Il y a environ six fois plus de personnes déclarées non criminellement responsables pour cause de troubles mentaux au Québec que dans les autres provinces canadiennes. Enjeu préoccupant : moins de la moitié avaient reçu un suivi psychiatrique dans l’année précédant le délit.

C’est la conclusion de la chercheuse Anne Crocker, directrice de la recherche et de l’enseignement universitaire à l’Institut national de psychiatrie légale Philippe-Pinel. L’experte a témoigné dans l’enquête du coroner sur trois homicides en août 2022. Le tout vise à faire la lumière sur la mort d’André Lemieux, de Mohamed Belhaj et d’Alex Levis-Crevier. Le suspect, Abdulla Shaikh, a été abattu par les policiers peu après les meurtres.

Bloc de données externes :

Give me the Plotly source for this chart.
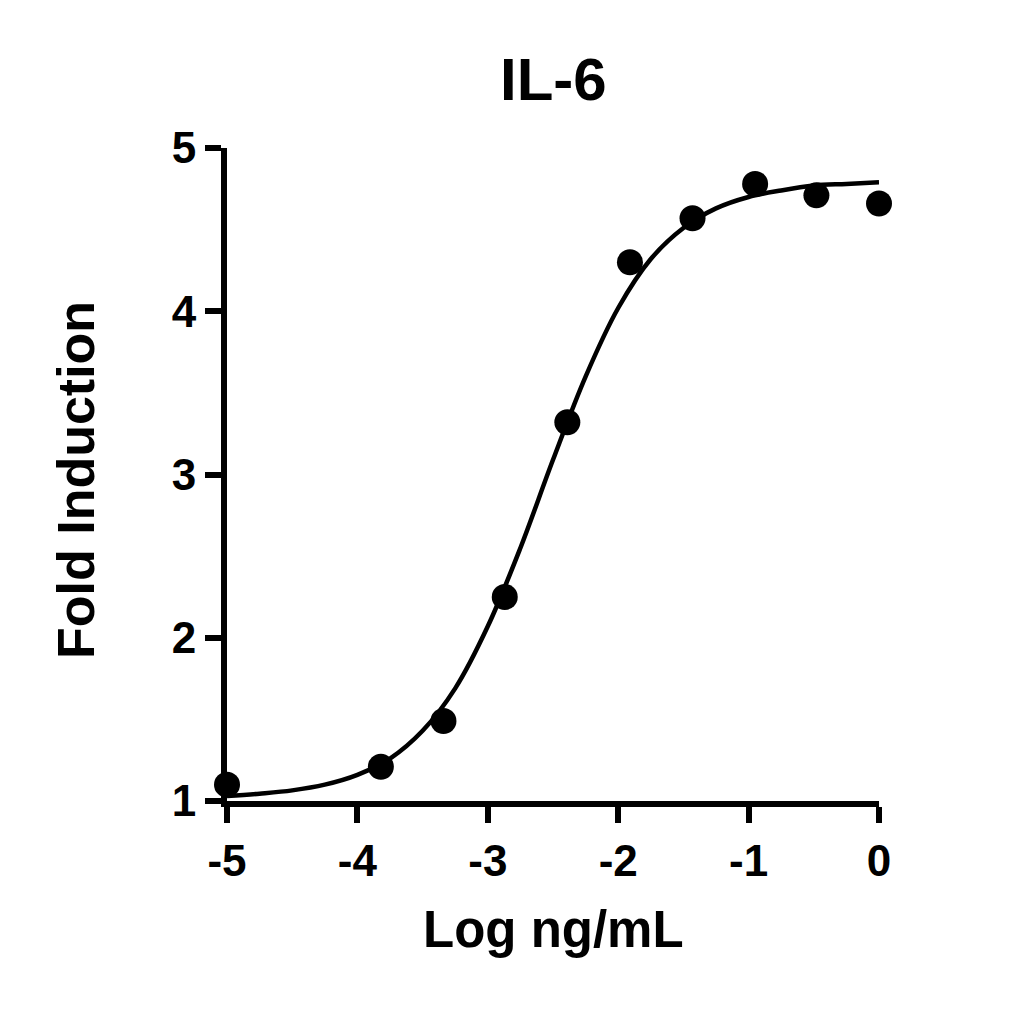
import plotly.graph_objects as go

# Measured data points (log ng/mL, fold induction)
dose_log = [-5.0, -3.82, -3.34, -2.87, -2.39, -1.91, -1.43, -0.95, -0.48, 0.0]
fold_ind = [1.10, 1.21, 1.49, 2.25, 3.32, 4.30, 4.57, 4.78, 4.71, 4.66]

# Fitted curve
curve_x = [-5.0, -4.75, -4.5, -4.25, -4.0, -3.75, -3.5, -3.25, -3.0, -2.75, -2.5,
           -2.25, -2.0, -1.75, -1.5, -1.25, -1.0, -0.75, -0.5, -0.25, 0.0]
curve_y = [1.03, 1.045, 1.065, 1.10, 1.16, 1.26, 1.43, 1.69, 2.07, 2.55, 3.09,
           3.60, 4.02, 4.32, 4.51, 4.63, 4.70, 4.74, 4.77, 4.78, 4.79]

x_ticks = [-5, -4, -3, -2, -1, 0]
y_ticks = [1, 2, 3, 4, 5]

FONT = "Liberation Sans, Arial, sans-serif"

fig = go.Figure()
fig.add_trace(go.Scatter(x=curve_x, y=curve_y, mode="lines",
                         line=dict(color="black", width=4.5, shape="spline"),
                         cliponaxis=False, showlegend=False, hoverinfo="skip"))
fig.add_trace(go.Scatter(x=dose_log, y=fold_ind, mode="markers",
                         marker=dict(color="black", size=26),
                         cliponaxis=False, showlegend=False))

axis_common = dict(showline=True, linecolor="black", linewidth=6,
                   ticks="outside", ticklen=16, tickwidth=6, tickcolor="black",
                   showgrid=False, zeroline=False,
                   tickfont=dict(family=FONT, size=44, color="black", weight="bold"))

fig.update_xaxes(range=[-5, 0], tickvals=x_ticks, ticktext=[str(v) for v in x_ticks],
                 **axis_common)
fig.update_yaxes(range=[1, 5], tickvals=y_ticks, ticktext=[str(v) for v in y_ticks],
                 **axis_common)

PW, PH = 652, 653
fig.update_layout(
    width=1020, height=1003,
    margin=dict(l=219, r=1020 - 219 - PW, t=140, b=1003 - 140 - PH),
    plot_bgcolor="white", paper_bgcolor="white",
    annotations=[
        dict(text="IL-6", x=0.5, xref="paper", y=1.0 + (148 - 80) / PH, yref="paper",
             xanchor="center", yanchor="middle", showarrow=False,
             font=dict(family=FONT, size=60, color="black", weight="bold")),
        dict(text="Log ng/mL", x=0.5, xref="paper", y=-(929 - 801) / PH, yref="paper",
             xanchor="center", yanchor="middle", showarrow=False,
             font=dict(family=FONT, size=51, color="black", weight="bold")),
        dict(text="Fold Induction", x=(75 - 226) / PW, xref="paper", y=(801 - 480) / PH,
             yref="paper", xanchor="center", yanchor="middle", textangle=-90,
             showarrow=False,
             font=dict(family=FONT, size=52, color="black", weight="bold")),
    ],
)

fig.write_html("out.html")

Au Québec, entre 450 et 550 accusés sont chaque année déclarés non criminellement responsables, a expliqué la chercheuse à la coroner responsable du dossier, Me Géhane Kamel. « C’est significativement plus élevé que dans toutes les autres provinces canadiennes. On parle de six fois plus. »

Cela ne signifie pas nécessairement qu’il y a plus de crimes liés à la santé mentale au Québec. « On utilise possiblement plus souvent ce verdict-là au Québec dans nos tribunaux », souligne-t-elle.

Le fait que le système de justice pénale soit de plus en plus utilisé comme levier pour accéder à des soins a des conséquences : coûts importants, organisation réactive des services et lourdes conséquences personnelles pour les personnes impliquées, leurs proches et les victimes, conclut Anne Crocker.

« Ça joue sur le volume que les commissions d’examen des troubles mentaux ont pour le suivi », résume la chercheuse.

Par ailleurs, 71 % des personnes déclarées non criminellement responsables étaient connues des services de santé mentale dans l’année avant le délit, dévoile la chercheuse. On estime qu’une personne sur cinq commet l’infraction dans la semaine suivant un contact avec les services de santé mentale, souvent aux urgences.

À travers le pays, la majorité des personnes déclarées non criminellement responsables le sont pour des affaires de menaces ou de voies de fait. Les membres de la famille des accusés demeurent les premières victimes de ces actes de violence.

Manque de suivi

Une statistique qui en dit long : 58 % des personnes déclarées non criminellement responsables n’ont pas bénéficié d’un suivi adéquat dans l’année précédant l’acte criminel.

Les personnes identifiées comme non criminellement responsables sont nombreuses à avoir eu des contacts irréguliers avec le système de santé pour leur santé mentale. Les données colligées par la chercheuse Anne Crocker et son équipe montrent que des interruptions de services ont souvent lieu quelques mois avant le délit.

« Par exemple, plusieurs patients ont reçu leur congé d’une hospitalisation psychiatrique sans qu’un rendez-vous de suivi ait lieu par la suite », note Mme Crocker dans un résumé de sa recherche présentée à MKamel.

Ces périodes où l’individu n’est pas pris en charge peuvent mener à des épisodes de décompensation pendant lesquels ont lieu les délits, souvent peu après une tentative d’obtenir des services aux urgences, conclut la chercheuse de l’Institut national de psychiatrie légale Philippe-Pinel.

Une grosse partie de la prise en charge et des soins est souvent reléguée aux familles, soutient d’ailleurs l’experte.